§ What needs to be done:
Find every line below that contains the word "document" and copy it out.
** start of Supplied data **
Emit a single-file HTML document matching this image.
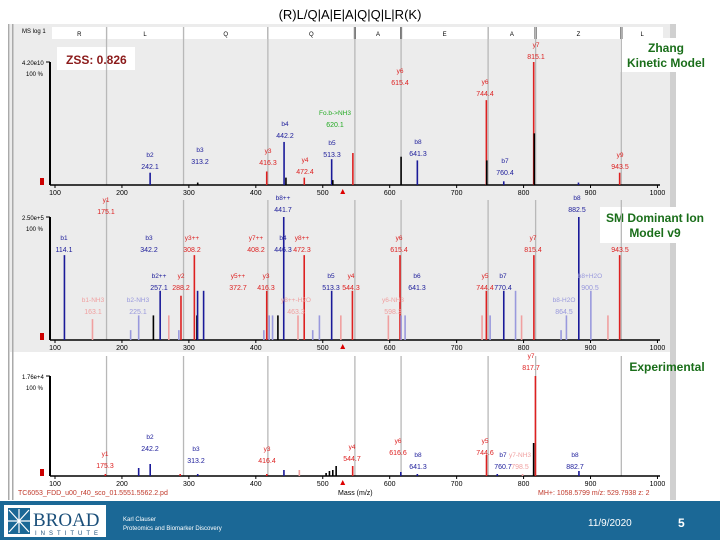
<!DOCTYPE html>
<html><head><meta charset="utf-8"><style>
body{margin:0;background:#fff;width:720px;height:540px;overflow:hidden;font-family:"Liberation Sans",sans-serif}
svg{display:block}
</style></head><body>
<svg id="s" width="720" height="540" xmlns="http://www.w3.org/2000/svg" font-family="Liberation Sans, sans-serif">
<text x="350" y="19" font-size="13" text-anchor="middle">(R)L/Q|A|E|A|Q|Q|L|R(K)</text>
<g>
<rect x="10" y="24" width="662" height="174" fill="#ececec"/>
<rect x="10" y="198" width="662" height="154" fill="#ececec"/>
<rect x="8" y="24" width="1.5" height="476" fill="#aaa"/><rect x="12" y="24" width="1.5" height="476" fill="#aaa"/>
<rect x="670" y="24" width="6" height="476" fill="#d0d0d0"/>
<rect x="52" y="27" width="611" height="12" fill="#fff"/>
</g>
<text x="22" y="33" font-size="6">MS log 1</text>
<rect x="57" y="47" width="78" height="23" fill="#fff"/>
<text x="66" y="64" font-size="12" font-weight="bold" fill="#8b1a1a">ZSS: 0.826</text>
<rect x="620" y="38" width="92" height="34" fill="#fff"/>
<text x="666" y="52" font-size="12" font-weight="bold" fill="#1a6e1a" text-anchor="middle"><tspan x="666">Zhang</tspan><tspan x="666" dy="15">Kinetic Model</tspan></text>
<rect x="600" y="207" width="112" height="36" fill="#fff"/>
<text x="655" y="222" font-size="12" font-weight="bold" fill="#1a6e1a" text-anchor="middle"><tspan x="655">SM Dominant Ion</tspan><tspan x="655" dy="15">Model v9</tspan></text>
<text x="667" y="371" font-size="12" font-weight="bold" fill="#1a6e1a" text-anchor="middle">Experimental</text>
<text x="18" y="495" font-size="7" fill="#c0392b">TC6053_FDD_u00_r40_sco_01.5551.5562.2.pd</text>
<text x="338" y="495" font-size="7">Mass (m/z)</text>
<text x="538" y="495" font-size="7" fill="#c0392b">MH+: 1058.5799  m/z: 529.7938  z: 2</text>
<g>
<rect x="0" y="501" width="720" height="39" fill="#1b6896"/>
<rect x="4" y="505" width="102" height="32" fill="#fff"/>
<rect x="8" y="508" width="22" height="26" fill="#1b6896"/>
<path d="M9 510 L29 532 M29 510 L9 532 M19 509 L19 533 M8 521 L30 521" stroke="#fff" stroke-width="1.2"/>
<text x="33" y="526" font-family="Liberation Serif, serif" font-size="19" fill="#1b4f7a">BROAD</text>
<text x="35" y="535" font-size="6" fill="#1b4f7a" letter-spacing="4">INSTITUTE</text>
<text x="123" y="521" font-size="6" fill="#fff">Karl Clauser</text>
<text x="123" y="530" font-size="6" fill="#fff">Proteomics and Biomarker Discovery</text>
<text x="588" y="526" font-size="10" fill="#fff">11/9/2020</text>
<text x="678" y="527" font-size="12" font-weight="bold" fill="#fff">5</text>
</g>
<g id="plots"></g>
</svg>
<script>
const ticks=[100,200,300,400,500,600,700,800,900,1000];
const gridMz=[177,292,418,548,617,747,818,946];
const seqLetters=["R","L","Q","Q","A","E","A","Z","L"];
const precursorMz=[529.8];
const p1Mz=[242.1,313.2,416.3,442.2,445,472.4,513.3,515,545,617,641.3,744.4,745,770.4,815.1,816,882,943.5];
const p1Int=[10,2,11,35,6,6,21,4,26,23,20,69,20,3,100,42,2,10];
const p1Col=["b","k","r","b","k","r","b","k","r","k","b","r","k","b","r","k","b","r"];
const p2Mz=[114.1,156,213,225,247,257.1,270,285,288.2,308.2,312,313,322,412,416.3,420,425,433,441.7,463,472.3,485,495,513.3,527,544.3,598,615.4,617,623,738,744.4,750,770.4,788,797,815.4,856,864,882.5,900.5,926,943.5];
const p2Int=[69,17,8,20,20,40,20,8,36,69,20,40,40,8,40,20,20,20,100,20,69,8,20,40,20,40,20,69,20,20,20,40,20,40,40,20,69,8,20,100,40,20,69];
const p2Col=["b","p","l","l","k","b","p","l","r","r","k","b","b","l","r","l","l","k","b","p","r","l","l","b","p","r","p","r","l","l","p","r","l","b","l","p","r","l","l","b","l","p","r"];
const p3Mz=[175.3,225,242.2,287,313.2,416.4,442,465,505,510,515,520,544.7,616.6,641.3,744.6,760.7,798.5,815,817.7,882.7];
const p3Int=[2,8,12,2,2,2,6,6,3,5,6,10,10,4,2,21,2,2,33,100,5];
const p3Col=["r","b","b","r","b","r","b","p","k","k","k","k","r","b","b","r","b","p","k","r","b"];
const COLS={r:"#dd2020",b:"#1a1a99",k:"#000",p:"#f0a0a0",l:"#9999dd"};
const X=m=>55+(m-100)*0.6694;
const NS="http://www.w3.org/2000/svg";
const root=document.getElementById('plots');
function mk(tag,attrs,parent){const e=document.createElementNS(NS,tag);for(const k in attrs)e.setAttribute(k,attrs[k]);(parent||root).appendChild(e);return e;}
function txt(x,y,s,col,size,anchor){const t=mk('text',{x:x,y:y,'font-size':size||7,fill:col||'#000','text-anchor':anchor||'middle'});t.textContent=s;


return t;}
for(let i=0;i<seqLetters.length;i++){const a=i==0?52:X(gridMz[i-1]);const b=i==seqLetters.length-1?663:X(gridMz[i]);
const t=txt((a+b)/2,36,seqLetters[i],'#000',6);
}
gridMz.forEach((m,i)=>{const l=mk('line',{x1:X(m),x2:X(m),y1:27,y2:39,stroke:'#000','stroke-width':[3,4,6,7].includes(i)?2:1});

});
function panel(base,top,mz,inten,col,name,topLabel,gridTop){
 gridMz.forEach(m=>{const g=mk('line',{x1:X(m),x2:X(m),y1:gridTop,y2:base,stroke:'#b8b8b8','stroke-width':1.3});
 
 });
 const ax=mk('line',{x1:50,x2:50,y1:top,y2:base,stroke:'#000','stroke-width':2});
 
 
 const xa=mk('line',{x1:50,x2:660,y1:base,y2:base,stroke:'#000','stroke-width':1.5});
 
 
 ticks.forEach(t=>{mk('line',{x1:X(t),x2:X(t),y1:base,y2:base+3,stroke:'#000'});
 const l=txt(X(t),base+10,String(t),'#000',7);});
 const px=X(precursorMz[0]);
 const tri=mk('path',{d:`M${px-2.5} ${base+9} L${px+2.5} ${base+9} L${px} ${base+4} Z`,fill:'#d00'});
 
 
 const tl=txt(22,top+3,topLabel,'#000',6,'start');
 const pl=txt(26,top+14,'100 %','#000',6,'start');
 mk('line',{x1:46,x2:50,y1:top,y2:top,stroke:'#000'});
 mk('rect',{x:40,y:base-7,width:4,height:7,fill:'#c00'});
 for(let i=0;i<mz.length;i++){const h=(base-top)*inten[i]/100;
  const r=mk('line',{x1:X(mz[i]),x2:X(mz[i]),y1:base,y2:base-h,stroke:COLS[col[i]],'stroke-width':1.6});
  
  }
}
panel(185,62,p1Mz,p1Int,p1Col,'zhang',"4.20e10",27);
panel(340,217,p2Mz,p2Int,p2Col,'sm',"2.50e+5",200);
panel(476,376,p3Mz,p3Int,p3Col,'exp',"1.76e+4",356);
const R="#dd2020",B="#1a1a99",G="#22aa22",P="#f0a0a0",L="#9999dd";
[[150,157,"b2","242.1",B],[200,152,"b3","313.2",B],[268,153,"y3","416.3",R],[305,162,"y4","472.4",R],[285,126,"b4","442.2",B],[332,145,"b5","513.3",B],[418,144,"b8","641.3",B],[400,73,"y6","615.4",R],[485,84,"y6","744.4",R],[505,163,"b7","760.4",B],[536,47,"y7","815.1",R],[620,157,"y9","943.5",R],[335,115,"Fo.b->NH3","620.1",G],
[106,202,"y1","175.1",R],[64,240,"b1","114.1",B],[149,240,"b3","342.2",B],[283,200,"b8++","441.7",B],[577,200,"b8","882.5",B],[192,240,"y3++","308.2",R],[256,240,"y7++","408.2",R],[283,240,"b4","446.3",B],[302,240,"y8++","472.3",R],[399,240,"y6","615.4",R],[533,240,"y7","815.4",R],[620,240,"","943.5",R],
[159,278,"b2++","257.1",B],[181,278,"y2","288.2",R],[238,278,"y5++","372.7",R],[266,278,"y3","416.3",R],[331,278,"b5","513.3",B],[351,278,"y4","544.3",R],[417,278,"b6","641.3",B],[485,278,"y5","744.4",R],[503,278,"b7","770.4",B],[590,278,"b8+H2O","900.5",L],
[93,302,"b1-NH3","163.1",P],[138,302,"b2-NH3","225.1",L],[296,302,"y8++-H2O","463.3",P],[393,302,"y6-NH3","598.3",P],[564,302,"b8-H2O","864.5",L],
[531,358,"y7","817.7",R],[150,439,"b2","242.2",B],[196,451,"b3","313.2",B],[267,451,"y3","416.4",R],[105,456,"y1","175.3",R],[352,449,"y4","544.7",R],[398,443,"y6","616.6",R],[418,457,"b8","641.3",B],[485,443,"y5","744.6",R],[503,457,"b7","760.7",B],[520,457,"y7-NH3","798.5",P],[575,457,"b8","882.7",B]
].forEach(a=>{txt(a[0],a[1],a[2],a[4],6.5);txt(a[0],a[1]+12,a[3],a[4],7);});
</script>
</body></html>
** end of Supplied data **
§ Answer to the task:
Emit a single-file HTML document matching this image.
const root=document.getElementById('plots');
function mk(tag,attrs,parent){const e=document.createElementNS(NS,tag);for(const k in attrs)e.setAttribute(k,attrs[k]);(parent||root).appendChild(e);return e;}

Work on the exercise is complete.